* START SUPPLIED MATERIAL *
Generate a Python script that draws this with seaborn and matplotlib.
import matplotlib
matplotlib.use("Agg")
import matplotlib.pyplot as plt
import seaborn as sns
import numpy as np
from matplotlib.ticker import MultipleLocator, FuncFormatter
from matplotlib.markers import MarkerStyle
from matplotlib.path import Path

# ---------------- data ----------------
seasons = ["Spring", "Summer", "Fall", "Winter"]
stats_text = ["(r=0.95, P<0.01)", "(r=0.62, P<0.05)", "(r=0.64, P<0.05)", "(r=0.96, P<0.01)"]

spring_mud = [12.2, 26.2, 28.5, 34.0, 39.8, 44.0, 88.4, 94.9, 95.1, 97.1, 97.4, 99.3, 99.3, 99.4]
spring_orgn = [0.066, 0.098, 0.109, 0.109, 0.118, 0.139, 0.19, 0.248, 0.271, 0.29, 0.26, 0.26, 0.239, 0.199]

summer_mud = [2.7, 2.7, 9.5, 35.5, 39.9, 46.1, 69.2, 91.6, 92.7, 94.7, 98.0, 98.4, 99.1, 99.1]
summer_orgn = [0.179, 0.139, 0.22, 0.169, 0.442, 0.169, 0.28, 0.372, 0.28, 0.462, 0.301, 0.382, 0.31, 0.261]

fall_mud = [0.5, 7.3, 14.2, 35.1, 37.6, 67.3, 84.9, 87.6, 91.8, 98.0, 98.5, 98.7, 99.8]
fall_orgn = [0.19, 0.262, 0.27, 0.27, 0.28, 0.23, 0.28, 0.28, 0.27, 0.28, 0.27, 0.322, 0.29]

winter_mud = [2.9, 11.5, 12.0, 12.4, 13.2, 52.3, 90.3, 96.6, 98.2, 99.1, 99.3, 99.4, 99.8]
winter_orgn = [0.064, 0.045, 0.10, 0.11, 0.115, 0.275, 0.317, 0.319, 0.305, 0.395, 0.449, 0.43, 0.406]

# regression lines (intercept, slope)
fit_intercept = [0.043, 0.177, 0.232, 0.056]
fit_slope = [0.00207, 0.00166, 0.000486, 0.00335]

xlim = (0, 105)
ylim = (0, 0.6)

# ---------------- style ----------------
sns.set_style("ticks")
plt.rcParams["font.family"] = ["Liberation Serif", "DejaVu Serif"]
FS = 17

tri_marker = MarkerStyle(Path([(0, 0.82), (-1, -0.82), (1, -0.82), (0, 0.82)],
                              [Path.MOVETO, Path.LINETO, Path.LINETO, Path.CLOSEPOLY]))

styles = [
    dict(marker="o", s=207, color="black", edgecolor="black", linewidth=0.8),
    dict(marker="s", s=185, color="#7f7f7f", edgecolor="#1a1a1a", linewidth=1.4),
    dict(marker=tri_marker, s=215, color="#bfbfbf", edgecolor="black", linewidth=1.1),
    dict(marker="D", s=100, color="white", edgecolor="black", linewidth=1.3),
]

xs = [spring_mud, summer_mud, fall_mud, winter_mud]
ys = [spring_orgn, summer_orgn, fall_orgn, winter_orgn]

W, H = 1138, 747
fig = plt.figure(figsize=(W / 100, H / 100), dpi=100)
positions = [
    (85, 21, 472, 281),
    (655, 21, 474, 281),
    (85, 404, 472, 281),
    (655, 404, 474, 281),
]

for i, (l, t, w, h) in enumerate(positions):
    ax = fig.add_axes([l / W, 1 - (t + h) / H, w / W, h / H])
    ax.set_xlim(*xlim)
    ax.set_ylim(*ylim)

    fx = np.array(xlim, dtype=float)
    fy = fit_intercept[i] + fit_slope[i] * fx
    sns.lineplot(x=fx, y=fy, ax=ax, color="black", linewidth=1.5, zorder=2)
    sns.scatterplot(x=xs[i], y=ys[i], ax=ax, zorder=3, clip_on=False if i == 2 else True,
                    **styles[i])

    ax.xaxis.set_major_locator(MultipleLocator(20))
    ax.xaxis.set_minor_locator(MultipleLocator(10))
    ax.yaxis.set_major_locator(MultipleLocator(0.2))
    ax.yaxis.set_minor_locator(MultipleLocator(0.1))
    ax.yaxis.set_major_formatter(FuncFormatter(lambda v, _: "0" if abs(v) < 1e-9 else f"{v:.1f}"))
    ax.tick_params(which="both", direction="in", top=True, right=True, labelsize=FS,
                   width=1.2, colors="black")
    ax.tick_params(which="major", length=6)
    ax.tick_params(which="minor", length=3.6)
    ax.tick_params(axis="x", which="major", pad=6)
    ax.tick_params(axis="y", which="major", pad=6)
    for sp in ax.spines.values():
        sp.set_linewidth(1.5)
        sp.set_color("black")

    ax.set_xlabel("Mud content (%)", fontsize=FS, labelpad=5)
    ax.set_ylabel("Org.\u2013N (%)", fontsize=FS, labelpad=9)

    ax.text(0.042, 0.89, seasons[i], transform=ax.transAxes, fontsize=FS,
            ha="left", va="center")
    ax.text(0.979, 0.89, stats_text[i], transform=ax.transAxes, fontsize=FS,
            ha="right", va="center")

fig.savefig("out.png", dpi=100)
* END SUPPLIED MATERIAL *
## REQUIREMENT
Write down the full listing again, exactly.

## RESULT FOR THIS TASK
Generate a Python script that draws this with seaborn and matplotlib.
import matplotlib
matplotlib.use("Agg")
import matplotlib.pyplot as plt
import seaborn as sns
import numpy as np
from matplotlib.ticker import MultipleLocator, FuncFormatter
from matplotlib.markers import MarkerStyle
from matplotlib.path import Path

# ---------------- data ----------------
seasons = ["Spring", "Summer", "Fall", "Winter"]
stats_text = ["(r=0.95, P<0.01)", "(r=0.62, P<0.05)", "(r=0.64, P<0.05)", "(r=0.96, P<0.01)"]

spring_mud = [12.2, 26.2, 28.5, 34.0, 39.8, 44.0, 88.4, 94.9, 95.1, 97.1, 97.4, 99.3, 99.3, 99.4]
spring_orgn = [0.066, 0.098, 0.109, 0.109, 0.118, 0.139, 0.19, 0.248, 0.271, 0.29, 0.26, 0.26, 0.239, 0.199]

summer_mud = [2.7, 2.7, 9.5, 35.5, 39.9, 46.1, 69.2, 91.6, 92.7, 94.7, 98.0, 98.4, 99.1, 99.1]
summer_orgn = [0.179, 0.139, 0.22, 0.169, 0.442, 0.169, 0.28, 0.372, 0.28, 0.462, 0.301, 0.382, 0.31, 0.261]

fall_mud = [0.5, 7.3, 14.2, 35.1, 37.6, 67.3, 84.9, 87.6, 91.8, 98.0, 98.5, 98.7, 99.8]
fall_orgn = [0.19, 0.262, 0.27, 0.27, 0.28, 0.23, 0.28, 0.28, 0.27, 0.28, 0.27, 0.322, 0.29]

winter_mud = [2.9, 11.5, 12.0, 12.4, 13.2, 52.3, 90.3, 96.6, 98.2, 99.1, 99.3, 99.4, 99.8]
winter_orgn = [0.064, 0.045, 0.10, 0.11, 0.115, 0.275, 0.317, 0.319, 0.305, 0.395, 0.449, 0.43, 0.406]

# regression lines (intercept, slope)
fit_intercept = [0.043, 0.177, 0.232, 0.056]
fit_slope = [0.00207, 0.00166, 0.000486, 0.00335]

xlim = (0, 105)
ylim = (0, 0.6)

# ---------------- style ----------------
sns.set_style("ticks")
plt.rcParams["font.family"] = ["Liberation Serif", "DejaVu Serif"]
FS = 17

tri_marker = MarkerStyle(Path([(0, 0.82), (-1, -0.82), (1, -0.82), (0, 0.82)],
                              [Path.MOVETO, Path.LINETO, Path.LINETO, Path.CLOSEPOLY]))

styles = [
    dict(marker="o", s=207, color="black", edgecolor="black", linewidth=0.8),
    dict(marker="s", s=185, color="#7f7f7f", edgecolor="#1a1a1a", linewidth=1.4),
    dict(marker=tri_marker, s=215, color="#bfbfbf", edgecolor="black", linewidth=1.1),
    dict(marker="D", s=100, color="white", edgecolor="black", linewidth=1.3),
]

xs = [spring_mud, summer_mud, fall_mud, winter_mud]
ys = [spring_orgn, summer_orgn, fall_orgn, winter_orgn]

W, H = 1138, 747
fig = plt.figure(figsize=(W / 100, H / 100), dpi=100)
positions = [
    (85, 21, 472, 281),
    (655, 21, 474, 281),
    (85, 404, 472, 281),
    (655, 404, 474, 281),
]

for i, (l, t, w, h) in enumerate(positions):
    ax = fig.add_axes([l / W, 1 - (t + h) / H, w / W, h / H])
    ax.set_xlim(*xlim)
    ax.set_ylim(*ylim)

    fx = np.array(xlim, dtype=float)
    fy = fit_intercept[i] + fit_slope[i] * fx
    sns.lineplot(x=fx, y=fy, ax=ax, color="black", linewidth=1.5, zorder=2)
    sns.scatterplot(x=xs[i], y=ys[i], ax=ax, zorder=3, clip_on=False if i == 2 else True,
                    **styles[i])

    ax.xaxis.set_major_locator(MultipleLocator(20))
    ax.xaxis.set_minor_locator(MultipleLocator(10))
    ax.yaxis.set_major_locator(MultipleLocator(0.2))
    ax.yaxis.set_minor_locator(MultipleLocator(0.1))
    ax.yaxis.set_major_formatter(FuncFormatter(lambda v, _: "0" if abs(v) < 1e-9 else f"{v:.1f}"))
    ax.tick_params(which="both", direction="in", top=True, right=True, labelsize=FS,
                   width=1.2, colors="black")
    ax.tick_params(which="major", length=6)
    ax.tick_params(which="minor", length=3.6)
    ax.tick_params(axis="x", which="major", pad=6)
    ax.tick_params(axis="y", which="major", pad=6)
    for sp in ax.spines.values():
        sp.set_linewidth(1.5)
        sp.set_color("black")

    ax.set_xlabel("Mud content (%)", fontsize=FS, labelpad=5)
    ax.set_ylabel("Org.\u2013N (%)", fontsize=FS, labelpad=9)

    ax.text(0.042, 0.89, seasons[i], transform=ax.transAxes, fontsize=FS,
            ha="left", va="center")
    ax.text(0.979, 0.89, stats_text[i], transform=ax.transAxes, fontsize=FS,
            ha="right", va="center")

fig.savefig("out.png", dpi=100)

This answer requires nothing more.